Introduction: Reduce the Temperature of Solenoid Valve for Continuous Driving
For most application driving the solenoid valve we just apply the proper voltage to the coil. But we found the coil became very hot for continuous driving for a while.Here I had a solution to reduce the power consumption when it driving It worked like this,when the power DC24v apply it and the capacitor charging for large current and the coil same get the current and the valve activate, capacitor charging for a while the charging current reduced and the voltage across the coil devide by the resistor low down the power of the coil and the coil get only a little heat.
Step 1:
First step you should test the solenoid valve "holding"voltage and "inrush" voltage. Connect the solenoid valve and adjust the voltage from 0v to 24v and you should hear the activated noise "ka". For this example it about 20v, it means the voltage must be large than 20v the valve activate.(This we call holding voltage). And then turn the voltage from 24v to 0v, same as before you can hear another "ka" noise, it means de-activate (or released). For this example it about 3v.(This we call inrush voltage)
Step 2:
Second step we measure the coil resistance use the multimeter. For this example it about 66 ohms at coil resistance.
Step 3:
Decide the ceramic resistor, There is a voltage devider of coil and ceramic resistor. So we choice the 220 ohm resister and make the voltage across the coil about 5.5v large than 3v , It means the valve always activate at 5.5v(because it large than 3v), but the coil consumption less power (less heat).
Attention: this method only for DC driving valve, (for AC driving valve it maybe use TRIAC or SCR structure)
14 Comments
Question 2 years ago
Novice, aka layman here. Can someone please give me a elementary schematic or drawing of what tendo stated worked?
tendo stated:
"Finally I’ve find a working solution in my case. I use the regulated DC
12 2A power supply, 4 ceramic resistors 10 Ohm x 5W (in series) and 1
electrolytic capacitor 10000uF/35V (6600uF is minimum in my case). In
this case current I=0.26A (by multimeter) is enough to hold my coil in
open position, voltage drop on a coil was 0.95V, total voltage drop on 4
resistors was about 10.5V.
Testing: after 14 hours of continuous
operation the coil was absolutely cold (and still in open position),
resistors was warm (so I can freely hold my fingers on all 4 resistors).
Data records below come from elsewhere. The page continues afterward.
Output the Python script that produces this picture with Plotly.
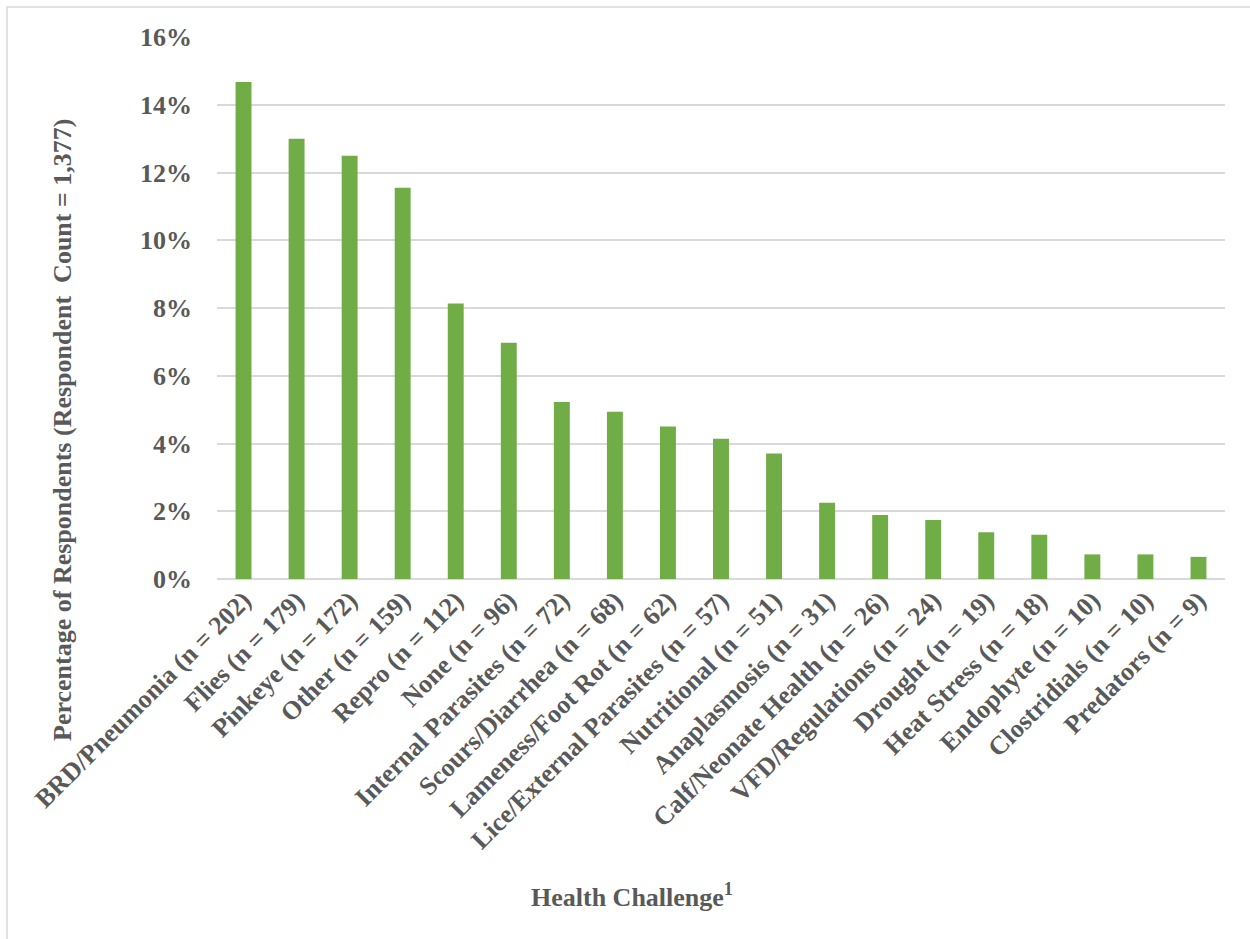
import plotly.graph_objects as go

# Survey responses: health challenge categories and respondent counts
categories = [
    "BRD/Pneumonia", "Flies", "Pinkeye", "Other", "Repro", "None",
    "Internal Parasites", "Scours/Diarrhea", "Lameness/Foot Rot",
    "Lice/External Parasites", "Nutritional", "Anaplasmosis",
    "Calf/Neonate Health", "VFD/Regulations", "Drought", "Heat Stress",
    "Endophyte", "Clostridials", "Predators",
]
counts = [202, 179, 172, 159, 112, 96, 72, 68, 62, 57, 51, 31, 26, 24, 19, 18, 10, 10, 9]
total_respondents = 1377
y_tick_values = [0, 0.02, 0.04, 0.06, 0.08, 0.10, 0.12, 0.14, 0.16]

labels = [f"{c} (n = {n})" for c, n in zip(categories, counts)]
shares = [n / total_respondents for n in counts]

FONT = "Liberation Serif"
TEXT = "#595959"
W, H = 1250, 939
L, R, T, B = 217, 25, 37, 360
PW, PH = W - L - R, H - T - B


def px_x(x):
    return (x - L) / PW


def px_y(y):
    return (H - B - y) / PH


fig = go.Figure(
    go.Bar(
        x=labels,
        y=shares,
        marker=dict(color="#70ad47", line=dict(width=0)),
        width=0.3,
    )
)

fig.update_layout(
    width=W,
    height=H,
    margin=dict(l=L, r=R, t=T, b=B),
    paper_bgcolor="white",
    plot_bgcolor="white",
    font=dict(family=FONT, color=TEXT, size=26),
    showlegend=False,
    xaxis=dict(
        tickangle=-45,
        tickfont=dict(family=FONT, size=26, color=TEXT, weight="bold"),
        showgrid=False,
        showline=False,
        ticks="",
        automargin=False,
    ),
    yaxis=dict(
        range=[0, 0.16],
        tickvals=y_tick_values,
        tickformat=".0%",
        tickfont=dict(family=FONT, size=26, color=TEXT, weight="bold"),
        showgrid=True,
        gridcolor="#d9d9d9",
        gridwidth=1.5,
        zeroline=True,
        zerolinecolor="#d9d9d9",
        zerolinewidth=1.5,
        showline=False,
        ticks="",
        ticklabelstandoff=24,
        automargin=False,
    ),
)

# Axis titles
fig.add_annotation(
    text="<b>Health Challenge<sup>1</sup></b>",
    xref="paper", yref="paper", x=px_x(632), y=px_y(895),
    xanchor="center", yanchor="middle", showarrow=False,
    font=dict(family=FONT, size=26, color=TEXT),
)
fig.add_annotation(
    text="<b>Percentage of Respondents (Respondent  Count = 1,377)</b>",
    xref="paper", yref="paper", x=px_x(62), y=px_y(430),
    xanchor="center", yanchor="middle", textangle=-90, showarrow=False,
    font=dict(family=FONT, size=26, color=TEXT),
)

# Chart frame
fig.add_shape(
    type="rect", xref="paper", yref="paper",
    x0=px_x(7), x1=px_x(W + 20), y0=px_y(H + 20), y1=px_y(7),
    line=dict(color="#d9d9d9", width=1.5), fillcolor="rgba(0,0,0,0)", layer="below",
)

fig.write_html("out.html")
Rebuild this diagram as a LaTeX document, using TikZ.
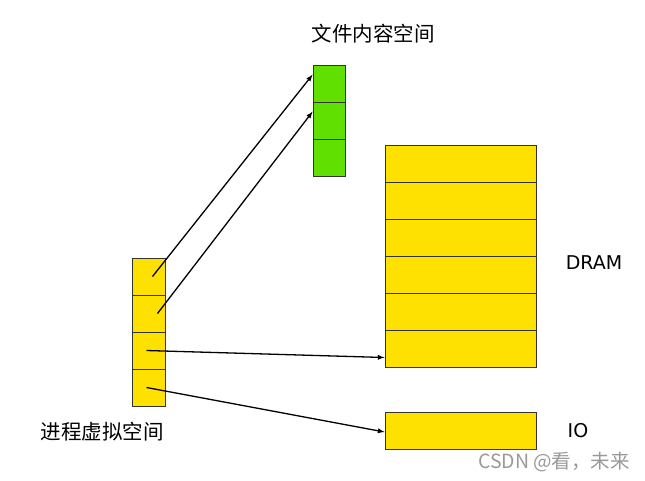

So, thank you once more for the help!"
Thank you for anything that helps.
J
11 years ago on Introduction
Well, one more question: my task is the same - to reduce temperature. I've the same solenoid (visually from your picture), 3/4'', but it is DC12V and only 4.8 Ohms by my measurement. "Inrush" voltage is about 7.5V. Now I'm trying to find correct resistor and capacitor with no success. So, my question is - is it ok 4.8 Ohms resistance for the solenoid coil (vs Yours 66 Ohms)?
Reply 11 years ago on Introduction
I think the 7.2v that a little higher, so I suggest you change the input voltage from 12v to 15v, and the resistor less than 4.8 Ohm, 4.3 Ohm 5w maybe a good choice.Because of coil is low resistance, it means need more current to drive it. So the capacitor must be larger than my job. I think may be 2000uF/16v or more.(and the change input voltage from 12v to 15v it also make the driving current larger).
Here you NO success means the solenoid deactivate, it mean coil current not enough(very low resistance of coil)to activate , so the capacitance of capacitor should be larger than my job.
Reply 11 years ago on Introduction
Finally I’ve find a working solution in my case. I use the regulated DC 12 2A power supply, 4 ceramic resistors 10 Ohm x 5W (in series) and 1 electrolytic capacitor 10000uF/35V (6600uF is minimum in my case). In this case current I=0.26A (by multimeter) is enough to hold my coil in open position, voltage drop on a coil was 0.95V, total voltage drop on 4 resistors was about 10.5V.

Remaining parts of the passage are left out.